Hey guys. I wrote a column that will be published in my school newspaper in the next week. I would appreciate your feedback so I can make edits before the final deadline. :)
Freedom Must Ring In Venezuela
In 1998, Hugo Chavez won the Venezuelan Presidential election on the promise of fighting political corruption, abandoning the free-market model, and resisting what he saw as “western imperialism”. Upon assuming office, he tore up the constitution and replaced it with his own- greatly consolidating his power. He used his newfound authority to pack the Supreme Court with loyalists, abolish the existing Congress, and replace it with his own rubber-stamp legislature called the National Assembly. Chavez also implemented radical and destructive policies such as nationalizing literally thousands of companies, hyperinflating the currency, and forcing excessive price controls on businesses. He may have sought to transform Venezuela into a Socialist utopia, but instead led it down the road to serfdom and autocracy. The wicked reign of Chavez and his successor, Nicolas Maduro, are directly responsible for the abject poverty and strife Venezuelans face.
Things took a turn for the worst in 2010 as the economy collapsed under the burden of Chavez’s “populist” government. Because of bad monetary policy, the Venezuelan Bolivar has inflated by over 1,000,000 percent since the start of the economic crisis. Shelves remain empty as merchants are unwilling to sell goods below market value as the government mandates. According to the Brookings Institution, “Venezuela has really become the poster child for how the combination of corruption, economic mismanagement, and undemocratic governance can lead to widespread suffering, in a spreading humanitarian crisis”. People are starving, basic goods such as toilet paper are nowhere to be found, criminals run rampant in the city streets, and 3 million people have fled the country. In addition, the Maduro regime frequently bullies dissenters, cracks down on demonstrators, and forces the media to act as it’s propaganda outlet.
In light of the state of their country, Venezuelans overwhelmingly voted for the opposition party in the 2015 National Assembly election. In response, Maduro once again defied the rule of law and began to ignore the National Assembly. The Supreme Court then formally stripped it of all its power and allowed Maduro to convene a new legislature.

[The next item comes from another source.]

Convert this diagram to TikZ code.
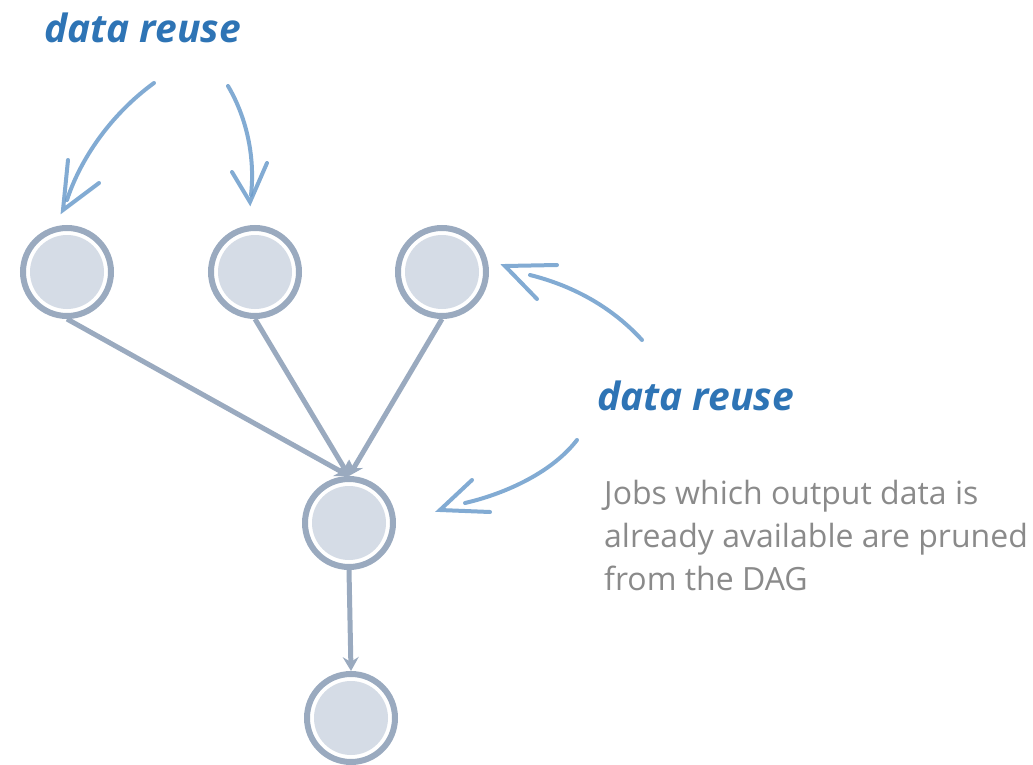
\documentclass[tikz,border=0pt]{standalone}
\usepackage{fontspec}
\setmainfont{Open Sans}
\usetikzlibrary{arrows.meta}
\definecolor{ringc}{HTML}{9AAABF}
\definecolor{fillc}{HTML}{D5DCE6}
\definecolor{titlec}{HTML}{2E74B5}
\definecolor{handc}{HTML}{6C9CCB}
\definecolor{bodyc}{HTML}{8A8A8A}
\tikzset{
  job/.style={circle, draw=ringc, line width=6pt, fill=white, minimum size=88pt, inner sep=0pt,
    path picture={\fill[fillc] (path picture bounding box.center) circle (37pt);}},
  edge/.style={draw=ringc, line width=5pt, -{Stealth[length=14pt,width=16pt,inset=5pt]}},
  hand/.style={draw=handc, line width=4pt, line cap=round, opacity=0.85},
  title/.style={text=titlec, font=\fontsize{39}{44}\selectfont\bfseries\itshape, inner sep=0pt},
  body/.style={text=bodyc, font=\fontsize{32}{43}\selectfont, align=left, inner sep=0pt}
}
\begin{document}
\begin{tikzpicture}[x=1pt,y=-1pt]
\useasboundingbox (0,0) rectangle (1033,765);
% job nodes
\node[job] (n1) at (67,272) {};
\node[job] (n2) at (255,272) {};
\node[job] (n3) at (442,272) {};
\node[job] (n4) at (349,523) {};
\node[job] (n5) at (351,718) {};
% edges
\draw[edge] (n1.south) -- (n4.north);
\draw[edge] (n2.south) -- (n4.north);
\draw[edge] (n3.south) -- (n4.north);
\draw[edge] (n4.south) -- (n5.north);
% labels
\node[title, anchor=base west] (t1) at (44,43) {data reuse};
\node[title, anchor=base west] (t2) at (597,410) {data reuse};
\node[body, anchor=north west] (b) at (604,480) {Jobs which output data is\\already available are pruned\\from the DAG};
% hand-drawn arrows
\coordinate (a1s) at (154,83);
\coordinate (a1t) at (63,210);
\draw[hand] (a1s) .. controls (110,115) and (80,160) .. (67,200);
\draw[hand] (68,160) -- (a1t) -- (99,183);
\coordinate (a2s) at (228,86);
\coordinate (a2t) at (250,202);
\draw[hand] (a2s) .. controls (248,120) and (255,160) .. (251,195);
\draw[hand] (232,172) -- (a2t) -- (267,163);
\coordinate (a3s) at (642,340);
\coordinate (a3t) at (505,266);
\draw[hand] (a3s) .. controls (610,305) and (570,285) .. (530,275);
\draw[hand] (557,265) -- (a3t) -- (537,299);
\coordinate (a4s) at (577,440);
\coordinate (a4t) at (440,510);
\draw[hand] (a4s) .. controls (550,475) and (500,495) .. (465,503);
\draw[hand] (490,512) -- (a4t) -- (472,480);
\end{tikzpicture}
\end{document}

In May 2018, Maduro won re-election in a widely-boycotted contest. He disqualified any viable opposition candidate with bogus charges, forced the media to give him blanket coverage, and controlled votes by threatening to deny dissenters the food assistance they depend on. The National Assembly (which still existed ceremonially) declared the election fraudulent, and it’s leader, Juan Guaido, asserted himself as the interim President of Venezuela. Maduro’s theft of the election and Guaido’s defiance and promises of change inspired hundreds of thousands of people to march in the streets of Caracas, demanding an end to the regime.
In January, the United States recognized Guaido as the legitimate president. The Treasury Department seized the assets of high-ranking Maduro officials, and the State Department cut all remaining diplomatic ties with the regime. Our government standing in solidarity with the people of Venezuela was long overdue. It is America’s responsibility as a great beacon of hope to make the world safe for democracy. We have a humanitarian obligation to help those who yearn for freedom whenever and wherever feasible.
With that being said, America’s foreign policy is driven almost entirely by its strategic interest. It is very important to think carefully about whether or not intervention will actually benefit our country. Luckily, in addition to being the will of the Venezuelan people, regime change would also greatly benefit the United States.
Since the Bolivarian Revolution, America’s adversaries have heavily influenced Venezuela in an attempt to undermine our interests- a blatant violation of the Monroe Doctrine.
Cuba has a surprisingly powerful and sophisticated intelligence network that spans across the region. In Venezuela alone, there are an estimated 20,000 Cuban agents propping up the regime. They are also engaged in destabilizing other Latin countries in order to expand their influence. The Cuban government is also engaged in a massive drug trade, one that greatly affects the U.S. Weakening Cuba’s intelligence stronghold in the region would likely undermine its drug business as well.
Russia would also suffer from a democratic transition. Maduro has reportedly recently agreed to allow Russia to build a military base on La Orchila Island. Such a base would have been able to support strategic nuclear bombers. Marudo being out of power could spare us another Cuban Missile Crisis. In addition, Russia would no longer be able to influence oil prices for themselves and Iran.
On the other hand, the U.S. and its allies would once again be free to trade with and invest in Venezuela. Eastern Europe would also benefit because the absence of Russian leverage in the region could potentially open the door to NATO expansion.
We must note, however, that regime change should not be spearheaded by the United States. Ultimately, this is primarily a Venezuelan issue, and the transition process should occur as the Venezuelan people see fit. We should flex our diplomatic and economic muscles in their aid, but direct military intervention should be off the table barring an extreme escalation.